Together with @Samwalton9 and @Surlycyborg, supervise an internship from the Outreachy program with the the task of releasing data dumps from a classifier detecting unsourced sentences in Wikipedia. Task tracking: T233707
Description
| Status | Subtype | Assigned | Task | ||
|---|---|---|---|---|---|
| Resolved | Miriam | T228442 Design and implement an API for "citation needed" tag recommendation | |||
| Resolved | Miriam | T242601 Supervise Outreachy Internship on Releasing data dumps for Citation Needed Classifiers |
Event Timeline
Weekly update: progress as expected. I had to double check the output of the citation needed models as there were some inconsistencies, which were solved by looking at some of the data. There is need for a text pre-processing pipeline which is close to the one we used for training, otherwise the model might give some unexpected output.

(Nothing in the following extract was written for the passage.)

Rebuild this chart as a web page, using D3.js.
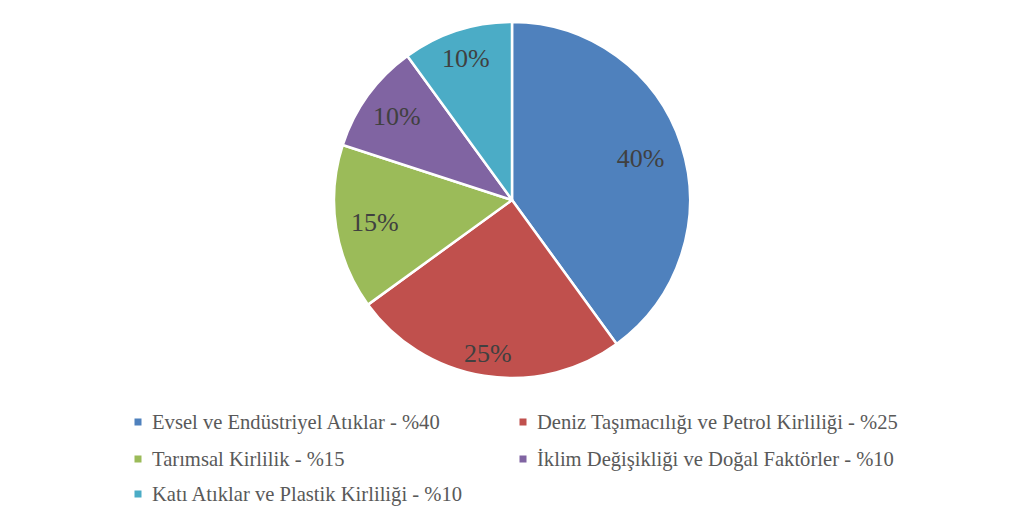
<!DOCTYPE html>
<html><head><meta charset="utf-8">
<script src="https://cdn.jsdelivr.net/npm/d3@7"></script>
<style>body{margin:0;background:#fff}</style>
</head><body>
<svg id="c" width="1024" height="522"></svg>
<script>
const categories = ["Evsel ve Endüstriyel Atıklar","Deniz Taşımacılığı ve Petrol Kirliliği","Tarımsal Kirlilik","İklim Değişikliği ve Doğal Faktörler","Katı Atıklar ve Plastik Kirliliği"];
const values = [40,25,15,10,10];
const colors = ["#4F81BD","#C0504D","#9BBB59","#8064A2","#4BACC6"];

const svg = d3.select("#c");
const cx = 512, cy = 200, r = 178;
const font = "'Liberation Serif', serif";
const pie = d3.pie().sort(null).value(d=>d)(values);
const arc = d3.arc().innerRadius(0).outerRadius(r);
const g = svg.append("g").attr("transform",`translate(${cx},${cy})`);
g.selectAll("path").data(pie).join("path")
  .attr("d",arc).attr("fill",(d,i)=>colors[i])
  .attr("stroke","#fff").attr("stroke-width",2.5).attr("stroke-linejoin","round");
const lf = [0.76,0.87,0.78,0.80,0.84];
g.selectAll("text").data(pie).join("text")
  .attr("transform",(d,i)=>{const a=(d.startAngle+d.endAngle)/2, rr=r*lf[i];return `translate(${rr*Math.sin(a)},${-rr*Math.cos(a)})`;})
  .attr("text-anchor","middle").attr("dy","0.35em")
  .style("font-family",font).style("font-size","26px").attr("fill","#404040")
  .text(d=>d3.format(".0%")(d.value/100));

const legX = [138,523], legY=[422,459,494];
const lg = svg.append("g");
categories.forEach((c,i)=>{
  const x = legX[i%2], y = legY[Math.floor(i/2)];
  lg.append("rect").attr("x",x-3.5).attr("y",y-3.5).attr("width",7).attr("height",7).attr("fill",colors[i]);
  lg.append("text").attr("x",x+14).attr("y",y).attr("dy","0.35em")
    .style("font-family",font).style("font-size","20.6px").attr("fill","#595959")
    .text(`${c} - %${values[i]}`);
});
</script>
</body></html>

Weekly update: progress as expected. Aiko has worked on refining the input pipeline, and setting up a script to ingest the output of the model into Citation Hunt. This is not only useful as CH is one of the primary stakeholders for the project, but also useful for us to eyeball the surfaced "citation needed" sentences.
Weekly update:
- Aiko has almost finalized the integration with Citation Hunt. A prototype of the final ML-enhanced citation hunt tool can be seen here: https://tools.wmflabs.org/aiko-citationhunt
- We have finalized the next steps for the upcoming 3 weeks. Aiko will work on refining the pipeline to get weekly/monthly dumps of the mysql database exposing sentences needing citations. I reached out to Cloud services to see what the best way to expose this dataset to other tools would be.
- We talked about submitting a non-archival paper to Wiki Workshop, containing the idea and rationale behind the dataset and some basic analysis. We will follow up next week based on Aiko's and Miriam's capacity.
Weekly update:
- Aiko has worked on making the data pipeline cleaner, faster and multiprocessing
- Working on understanding which category of articles we should focus on (we can't compute and store citation needed scores for all articles)
Weekly update:
- Aiko has made the database publicly available on Toolforge:
- Mysql Database can be access by using citationdetective_p
- It contains a snapshot of sentences needing citations for 2% of English Wikipedia articles (due to technical limitations)
- It is now being integrated into citation hunt
- Given the relevance of this work for the researched community, with Aiko and the other mentors we worked on a paper for Wiki Workshop and submitted it for the second round of submission. The paper contains a summary of the dataset, and an analysis of citation quality at scale for English Wikipedia.
We had our last meeting with Aiko today. The dataset will be now updated weekly on the toolforge account. She will finalize documentation on meta and then work on advertising the dataset. Part of it is the Wiki Workshop paper, and she will also advertise the dataset and tool over different mailing lists. Her blog is also reporting the final steps of the project wrap-up: https://rollingmist.home.blog/
It was a great experience from which we all learnt a lot. @AikoChou you are great!